-- DATASET RECORDS start --

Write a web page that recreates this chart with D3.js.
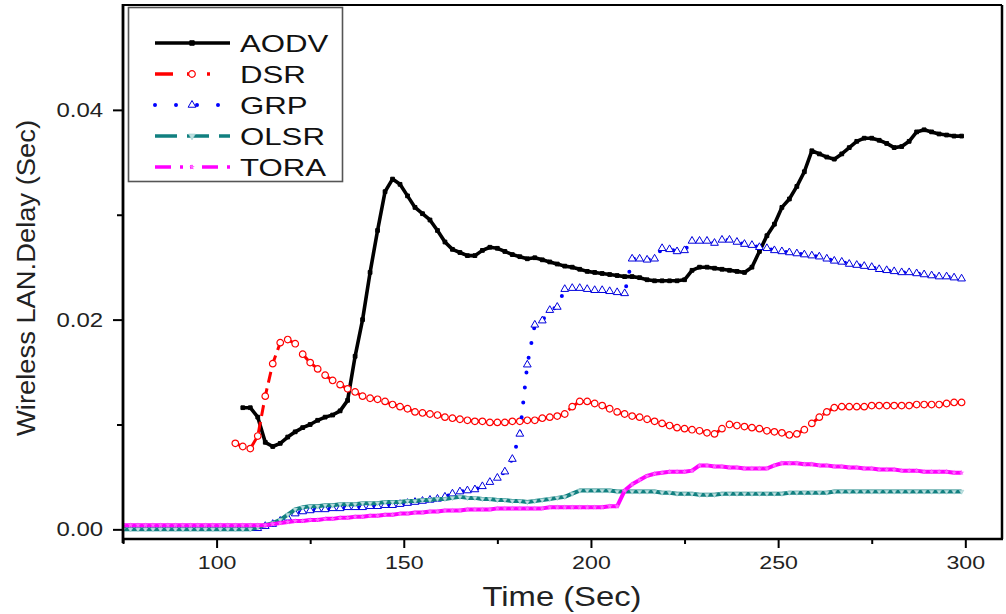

-- DATASET RECORDS end --
-- DATASET RECORDS start --

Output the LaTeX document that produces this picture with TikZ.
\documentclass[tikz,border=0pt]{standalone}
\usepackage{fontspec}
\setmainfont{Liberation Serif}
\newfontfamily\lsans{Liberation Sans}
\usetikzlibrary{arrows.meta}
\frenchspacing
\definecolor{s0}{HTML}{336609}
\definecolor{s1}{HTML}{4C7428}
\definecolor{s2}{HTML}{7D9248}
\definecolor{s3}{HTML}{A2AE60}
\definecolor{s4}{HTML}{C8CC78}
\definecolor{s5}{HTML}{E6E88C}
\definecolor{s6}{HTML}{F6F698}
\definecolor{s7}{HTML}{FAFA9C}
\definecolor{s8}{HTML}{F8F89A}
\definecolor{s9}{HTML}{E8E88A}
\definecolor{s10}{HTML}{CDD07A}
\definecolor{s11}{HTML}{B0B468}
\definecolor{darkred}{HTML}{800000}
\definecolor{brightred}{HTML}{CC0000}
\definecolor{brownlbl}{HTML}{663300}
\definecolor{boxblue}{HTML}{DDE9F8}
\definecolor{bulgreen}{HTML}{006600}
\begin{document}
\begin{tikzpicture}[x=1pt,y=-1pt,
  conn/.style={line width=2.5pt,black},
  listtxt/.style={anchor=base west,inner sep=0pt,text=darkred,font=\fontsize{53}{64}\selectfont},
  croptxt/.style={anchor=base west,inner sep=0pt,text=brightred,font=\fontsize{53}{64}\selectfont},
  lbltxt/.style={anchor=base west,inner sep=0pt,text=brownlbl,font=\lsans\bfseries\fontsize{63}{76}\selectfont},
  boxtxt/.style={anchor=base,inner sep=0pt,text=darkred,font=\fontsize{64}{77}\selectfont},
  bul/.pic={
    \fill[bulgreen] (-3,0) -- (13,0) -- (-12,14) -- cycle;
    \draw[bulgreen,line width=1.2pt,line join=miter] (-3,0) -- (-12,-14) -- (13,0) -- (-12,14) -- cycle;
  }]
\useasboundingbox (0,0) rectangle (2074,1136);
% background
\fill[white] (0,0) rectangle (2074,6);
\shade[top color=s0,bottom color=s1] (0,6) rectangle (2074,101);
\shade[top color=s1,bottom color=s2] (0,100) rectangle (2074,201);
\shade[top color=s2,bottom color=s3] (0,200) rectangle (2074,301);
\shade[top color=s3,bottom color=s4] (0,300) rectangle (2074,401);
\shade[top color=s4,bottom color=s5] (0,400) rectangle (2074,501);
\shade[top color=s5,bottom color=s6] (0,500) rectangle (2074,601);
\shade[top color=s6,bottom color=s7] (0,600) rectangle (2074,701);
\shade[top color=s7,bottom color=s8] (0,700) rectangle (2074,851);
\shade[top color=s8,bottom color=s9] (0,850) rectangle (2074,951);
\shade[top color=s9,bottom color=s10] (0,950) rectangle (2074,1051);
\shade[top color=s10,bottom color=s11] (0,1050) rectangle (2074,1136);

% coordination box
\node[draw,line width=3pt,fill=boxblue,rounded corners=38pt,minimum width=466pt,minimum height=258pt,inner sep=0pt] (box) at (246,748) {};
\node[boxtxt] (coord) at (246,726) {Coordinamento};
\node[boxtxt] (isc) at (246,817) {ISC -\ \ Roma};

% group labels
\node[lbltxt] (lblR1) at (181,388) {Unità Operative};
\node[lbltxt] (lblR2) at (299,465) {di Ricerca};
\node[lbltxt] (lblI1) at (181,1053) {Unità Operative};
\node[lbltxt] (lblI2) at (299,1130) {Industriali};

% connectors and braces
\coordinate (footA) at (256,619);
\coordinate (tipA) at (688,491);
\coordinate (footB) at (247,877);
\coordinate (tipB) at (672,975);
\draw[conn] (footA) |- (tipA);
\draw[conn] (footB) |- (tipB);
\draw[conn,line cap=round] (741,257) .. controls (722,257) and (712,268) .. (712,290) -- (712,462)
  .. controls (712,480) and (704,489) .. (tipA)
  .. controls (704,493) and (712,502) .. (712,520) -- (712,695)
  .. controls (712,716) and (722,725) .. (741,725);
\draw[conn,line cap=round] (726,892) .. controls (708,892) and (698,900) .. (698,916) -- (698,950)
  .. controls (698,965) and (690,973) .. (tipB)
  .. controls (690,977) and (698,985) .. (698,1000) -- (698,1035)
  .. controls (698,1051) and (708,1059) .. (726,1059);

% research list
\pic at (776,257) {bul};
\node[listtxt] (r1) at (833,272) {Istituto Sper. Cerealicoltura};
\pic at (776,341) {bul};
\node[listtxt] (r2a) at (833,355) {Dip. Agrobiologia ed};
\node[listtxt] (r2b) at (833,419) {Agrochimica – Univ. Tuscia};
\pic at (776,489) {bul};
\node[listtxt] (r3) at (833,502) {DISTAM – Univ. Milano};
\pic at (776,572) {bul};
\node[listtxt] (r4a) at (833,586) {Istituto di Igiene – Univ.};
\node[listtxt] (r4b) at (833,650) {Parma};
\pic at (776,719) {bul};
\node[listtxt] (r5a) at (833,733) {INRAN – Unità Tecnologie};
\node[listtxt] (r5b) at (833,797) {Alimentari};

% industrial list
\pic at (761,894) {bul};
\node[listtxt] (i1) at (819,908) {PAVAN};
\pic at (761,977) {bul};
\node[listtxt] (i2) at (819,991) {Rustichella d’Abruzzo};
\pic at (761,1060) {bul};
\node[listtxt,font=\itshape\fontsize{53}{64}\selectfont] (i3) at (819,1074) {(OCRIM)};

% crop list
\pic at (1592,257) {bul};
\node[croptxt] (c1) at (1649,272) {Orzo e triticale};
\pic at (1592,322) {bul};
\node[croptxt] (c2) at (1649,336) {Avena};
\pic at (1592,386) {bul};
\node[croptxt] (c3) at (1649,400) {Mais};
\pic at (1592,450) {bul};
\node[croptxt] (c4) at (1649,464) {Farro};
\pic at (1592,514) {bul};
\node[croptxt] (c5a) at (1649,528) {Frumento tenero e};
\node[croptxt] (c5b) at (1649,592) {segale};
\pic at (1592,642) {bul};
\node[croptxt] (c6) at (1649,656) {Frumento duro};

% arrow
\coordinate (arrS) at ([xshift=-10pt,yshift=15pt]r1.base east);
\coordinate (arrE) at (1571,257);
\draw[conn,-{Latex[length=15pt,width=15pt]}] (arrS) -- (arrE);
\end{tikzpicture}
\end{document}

-- DATASET RECORDS end --
-- DATASET RECORDS start --

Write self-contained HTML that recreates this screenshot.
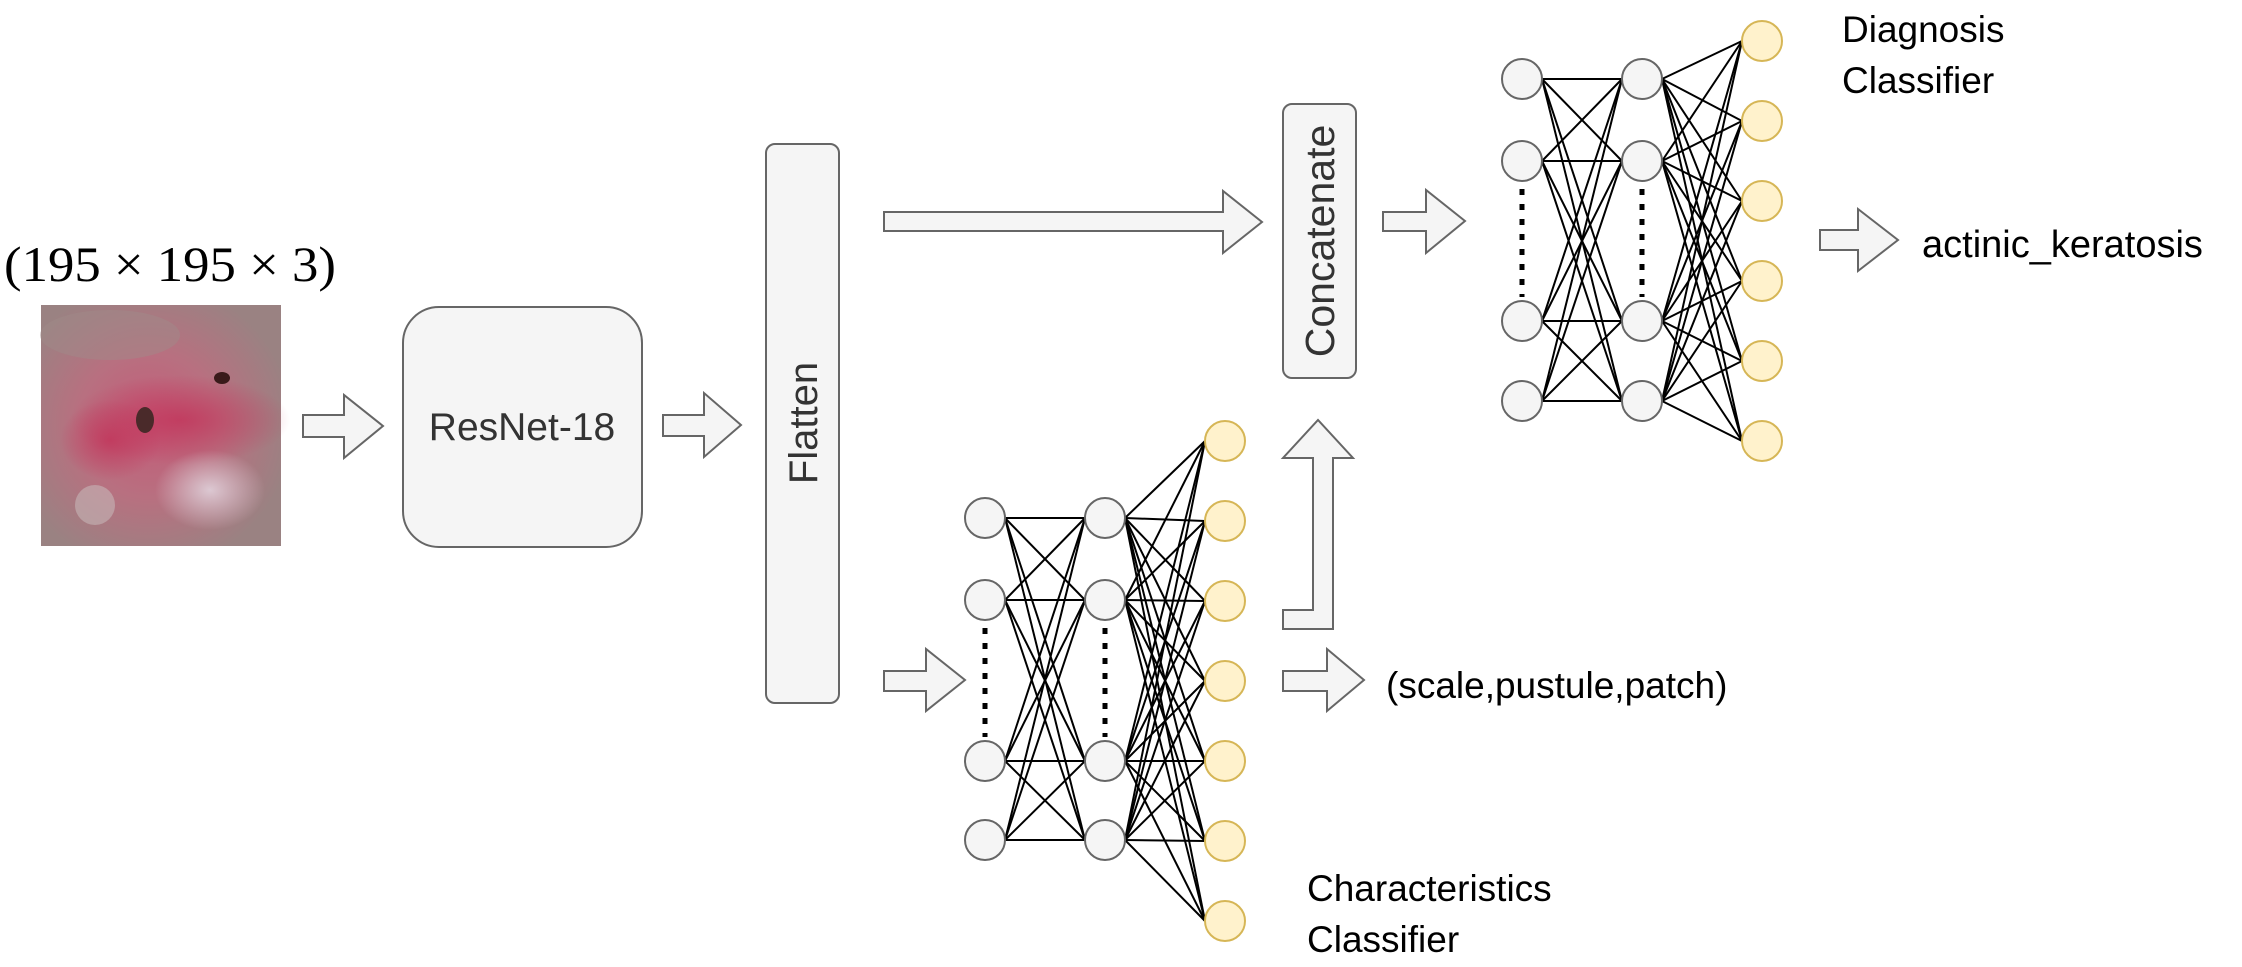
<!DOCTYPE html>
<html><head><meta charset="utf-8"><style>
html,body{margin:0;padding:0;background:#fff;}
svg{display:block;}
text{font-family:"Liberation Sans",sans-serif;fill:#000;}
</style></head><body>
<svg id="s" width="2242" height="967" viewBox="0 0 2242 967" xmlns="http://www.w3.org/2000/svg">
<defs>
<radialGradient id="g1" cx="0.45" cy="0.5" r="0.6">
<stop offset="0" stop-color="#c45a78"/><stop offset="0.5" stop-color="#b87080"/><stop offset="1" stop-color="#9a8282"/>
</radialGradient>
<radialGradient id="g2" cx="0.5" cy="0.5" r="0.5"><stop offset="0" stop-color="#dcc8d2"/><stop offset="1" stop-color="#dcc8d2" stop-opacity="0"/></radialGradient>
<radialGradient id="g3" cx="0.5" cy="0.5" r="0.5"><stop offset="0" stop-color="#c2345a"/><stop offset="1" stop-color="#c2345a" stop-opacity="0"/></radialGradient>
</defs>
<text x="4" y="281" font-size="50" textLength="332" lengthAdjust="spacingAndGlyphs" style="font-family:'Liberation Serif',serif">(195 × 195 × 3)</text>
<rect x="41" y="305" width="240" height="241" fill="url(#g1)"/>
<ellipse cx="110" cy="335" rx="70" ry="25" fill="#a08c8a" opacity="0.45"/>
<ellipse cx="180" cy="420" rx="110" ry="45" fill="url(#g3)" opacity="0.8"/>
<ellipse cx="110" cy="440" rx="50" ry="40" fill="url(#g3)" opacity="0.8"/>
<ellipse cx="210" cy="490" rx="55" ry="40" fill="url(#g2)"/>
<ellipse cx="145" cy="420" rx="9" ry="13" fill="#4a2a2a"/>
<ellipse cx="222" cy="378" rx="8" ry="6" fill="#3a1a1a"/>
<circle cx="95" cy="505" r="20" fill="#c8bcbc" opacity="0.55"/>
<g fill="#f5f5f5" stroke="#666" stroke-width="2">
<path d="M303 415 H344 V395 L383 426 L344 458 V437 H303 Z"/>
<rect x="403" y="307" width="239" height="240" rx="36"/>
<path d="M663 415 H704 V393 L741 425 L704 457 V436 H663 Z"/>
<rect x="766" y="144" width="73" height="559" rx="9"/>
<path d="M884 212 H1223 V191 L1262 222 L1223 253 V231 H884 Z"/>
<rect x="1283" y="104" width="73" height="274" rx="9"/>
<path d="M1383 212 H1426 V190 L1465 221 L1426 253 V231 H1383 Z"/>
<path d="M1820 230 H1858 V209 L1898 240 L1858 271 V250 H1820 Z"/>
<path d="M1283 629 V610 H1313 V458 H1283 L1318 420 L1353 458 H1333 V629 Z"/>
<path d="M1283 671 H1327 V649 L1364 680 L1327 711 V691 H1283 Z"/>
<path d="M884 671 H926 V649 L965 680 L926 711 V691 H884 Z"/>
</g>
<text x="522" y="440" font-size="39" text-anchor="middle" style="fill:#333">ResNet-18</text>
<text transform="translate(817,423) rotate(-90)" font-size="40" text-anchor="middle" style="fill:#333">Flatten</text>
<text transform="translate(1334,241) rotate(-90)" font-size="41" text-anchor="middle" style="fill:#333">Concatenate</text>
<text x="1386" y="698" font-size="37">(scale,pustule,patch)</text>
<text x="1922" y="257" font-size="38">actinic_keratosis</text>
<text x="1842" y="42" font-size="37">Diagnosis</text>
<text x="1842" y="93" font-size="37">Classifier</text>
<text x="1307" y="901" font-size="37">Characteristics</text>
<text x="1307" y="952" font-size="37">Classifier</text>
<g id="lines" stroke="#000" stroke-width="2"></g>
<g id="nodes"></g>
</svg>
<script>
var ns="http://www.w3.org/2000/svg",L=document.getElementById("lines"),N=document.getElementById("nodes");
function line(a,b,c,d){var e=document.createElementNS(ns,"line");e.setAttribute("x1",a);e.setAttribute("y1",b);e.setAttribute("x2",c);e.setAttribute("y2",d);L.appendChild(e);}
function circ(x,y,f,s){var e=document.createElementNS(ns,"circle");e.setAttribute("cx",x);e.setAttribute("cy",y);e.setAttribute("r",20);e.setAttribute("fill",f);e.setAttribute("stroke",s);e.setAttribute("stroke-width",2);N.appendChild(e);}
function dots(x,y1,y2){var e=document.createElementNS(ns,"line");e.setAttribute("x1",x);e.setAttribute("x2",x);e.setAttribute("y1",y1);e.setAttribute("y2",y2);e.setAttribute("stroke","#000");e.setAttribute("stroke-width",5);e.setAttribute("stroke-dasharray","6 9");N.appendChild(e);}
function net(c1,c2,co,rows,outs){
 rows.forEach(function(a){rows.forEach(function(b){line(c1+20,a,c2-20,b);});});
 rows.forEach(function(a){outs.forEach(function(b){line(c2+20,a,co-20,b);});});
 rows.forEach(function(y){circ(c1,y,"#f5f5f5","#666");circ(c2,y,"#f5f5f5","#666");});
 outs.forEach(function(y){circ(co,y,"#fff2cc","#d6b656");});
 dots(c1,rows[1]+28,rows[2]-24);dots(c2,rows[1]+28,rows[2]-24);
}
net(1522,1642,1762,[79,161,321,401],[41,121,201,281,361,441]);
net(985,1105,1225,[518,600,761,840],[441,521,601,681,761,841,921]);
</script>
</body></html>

-- DATASET RECORDS end --

• WRITTEN PROBLEM: Only the number should be given: how many lines of the data contain the word "recreates"?

• FINAL ANSWER: 2